I’ve been seeing Saturn and Jupiter coming closer to each other in the sky lately. Jupiter passes by Saturn every 19.6 years, and it’s called a great conjunction. But I just learned that on December 21st they’ll look closer than they have since March 1226! They’ll be just 0.1 degrees apart: 6.1 arcminutes, to be precise. That’s less than a fifth of the Moon’s apparent width.
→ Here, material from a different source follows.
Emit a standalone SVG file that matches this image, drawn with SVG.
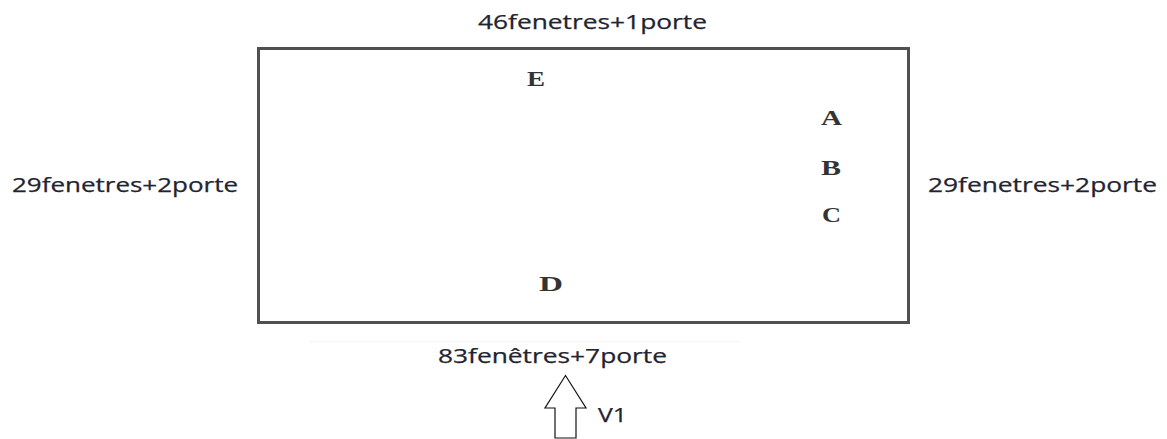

Here’s the expected view from New York on December 16th, 45 minutes after sunset, when there will also be a crescent Moon:
Jupiter and Saturn were even closer on July 17, 1623—just 5.2 arcminutes apart—but the glare from the the Sun made them invisible from Earth. There will be another close great conjunction on March 15, 2080. Jupiter and Saturn will be just 6.0 arcminutes apart then! If you’re young, maybe you can see that one. Not me.
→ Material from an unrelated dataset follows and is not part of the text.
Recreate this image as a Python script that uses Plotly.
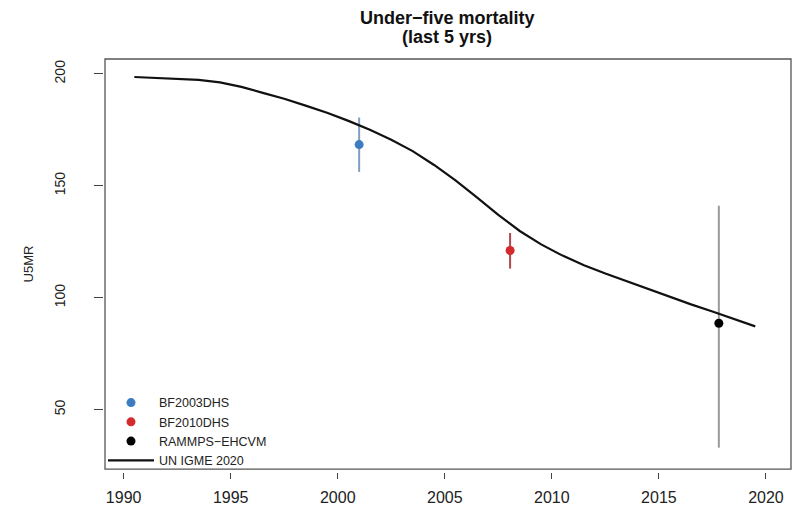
import plotly.graph_objects as go

# UN IGME 2020 estimates (mid-year)
igme_years = [1990.5, 1991.5, 1992.5, 1993.5, 1994.5, 1995.5, 1996.5, 1997.5, 1998.5, 1999.5,
              2000.5, 2001.5, 2002.5, 2003.5, 2004.5, 2005.5, 2006.5, 2007.5, 2008.5, 2009.5,
              2010.5, 2011.5, 2012.5, 2013.5, 2014.5, 2015.5, 2016.5, 2017.5, 2018.5, 2019.5]
igme_u5mr = [198.6, 198.2, 197.9, 197.3, 196.2, 194.2, 191.5, 188.9, 185.8, 182.6,
             179.0, 175.0, 170.6, 165.5, 159.3, 152.4, 144.8, 137.0, 129.8, 123.8,
             118.8, 114.5, 110.8, 107.3, 103.8, 100.4, 97.0, 93.8, 90.5, 87.2]

# Survey estimates with confidence intervals
surveys = ["BF2003DHS", "BF2010DHS", "RAMMPS\u2212EHCVM"]
survey_years = [2001.0, 2008.05, 2017.8]
survey_u5mr = [168.4, 121.1, 88.6]
survey_lower = [156.2, 113.0, 33.0]
survey_upper = [180.5, 128.9, 141.1]
marker_colors = ["#3B7DC0", "#D42A2E", "#000000"]
ci_colors = ["#7E9FC2", "#B0474A", "#9A9A9A"]

x_ticks = [1990, 1995, 2000, 2005, 2010, 2015, 2020]
y_ticks = [50, 100, 150, 200]

fig = go.Figure()

for name, x, y, lo, hi, mc, cc in zip(surveys, survey_years, survey_u5mr,
                                        survey_lower, survey_upper, marker_colors, ci_colors):
    fig.add_trace(go.Scatter(
        x=[x], y=[y], mode="markers", name=name,
        marker=dict(color=mc, size=9, line=dict(width=0)),
        error_y=dict(type="data", symmetric=False, array=[hi - y], arrayminus=[y - lo],
                     color=cc, thickness=2, width=0),
    ))

fig.add_trace(go.Scatter(
    x=igme_years, y=igme_u5mr, mode="lines", name="UN IGME 2020",
    line=dict(color="#111111", width=2.2),
))

FONT = "Liberation Sans, Arial, Helvetica, sans-serif"
H = 508
T, B = 59, 32
PH = H - T - B


def paper_y(py):
    return (H - B - py) / PH


fig.update_layout(
    width=793, height=508,
    paper_bgcolor="white", plot_bgcolor="white",
    margin=dict(l=103, r=2, t=T, b=B),
    font=dict(family=FONT, color="#222222"),
    showlegend=True,
    legend=dict(
        x=0.0, y=paper_y(479), xanchor="left", yanchor="bottom",
        bgcolor="rgba(0,0,0,0)", borderwidth=0,
        font=dict(family=FONT, size=12.5, color="#222222"),
        itemwidth=46, tracegroupgap=0,
    ),
    xaxis=dict(
        domain=[2 / 687, 1], range=[1989.13, 2021.17],
        anchor="free", position=0,
        tickmode="array", tickvals=x_ticks, ticktext=[str(v) for v in x_ticks],
        ticks="outside", ticklen=6, tickwidth=1, tickcolor="#444444",
        ticklabelstandoff=5,
        showline=False, showgrid=False, zeroline=False,
        tickfont=dict(family=FONT, size=16, color="#222222"),
    ),
    yaxis=dict(
        domain=[3 / PH, 1], range=[23.45, 206.64],
        anchor="free", position=0,
        tickmode="array", tickvals=y_ticks, ticktext=[str(v) for v in y_ticks],
        ticks="outside", ticklen=9, tickwidth=1, tickcolor="#444444",
        tickangle=-90, ticklabelstandoff=23,
        showline=False, showgrid=False, zeroline=False,
        tickfont=dict(family=FONT, size=14, color="#222222"),
        title=dict(text="U5MR", standoff=14, font=dict(family=FONT, size=13, color="#222222")),
    ),
    annotations=[
        dict(text="<b>Under\u2212five mortality</b>", xref="paper", yref="paper",
             x=(447.5 - 103) / 688, y=paper_y(18), xanchor="center", yanchor="middle",
             showarrow=False, font=dict(family=FONT, size=18, color="#111111")),
        dict(text="<b>(last 5 yrs)</b>", xref="paper", yref="paper",
             x=(447.5 - 103) / 688, y=paper_y(36.5), xanchor="center", yanchor="middle",
             showarrow=False, font=dict(family=FONT, size=18, color="#111111")),
    ],
    shapes=[dict(type="rect", xref="x domain", yref="y domain", x0=0, x1=1, y0=0, y1=1,
                 line=dict(color="#555555", width=1.3), fillcolor="rgba(0,0,0,0)", layer="above")],
)

fig.write_html("out.html", config={"displayModeBar": False},
               post_script="document.body.style.margin='0';")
On February 16, 7541, Jupiter will actually pass in front of part of Saturn! This called a transit. But if you can wait that long, you might as well wait for June 17, 7541, when Jupiter will completely block the view of Saturn. This is called an occultation.
So yes, Jupiter passes by Saturn more than once that year! In fact it’ll do it three times: this is called a triple conjunction. Because the Earth moves around the Sun much faster than Jupiter or Saturn, these planets sometimes seem to move backwards in the sky, and thanks to this, there are some great conjunctions where Jupiter and Saturn come close to each other in the sky three times in rapid succession, like in 1682–1683:
I got this picture from here:
• Patrick Hartigan, Jupiter-Saturn conjunction series from 0 CE to 3000 CE.
You can have a lot of fun reading this. Since Jupiter and Saturn are in a 5:2 orbital resonance—that is, Jupiter orbits the Sun 5 times in the time it takes Saturn to go around twice—the great conjunctions are not random. Instead, they follow interesting patterns!
Puzzle. Why are triple conjunctions more common than double conjunctions?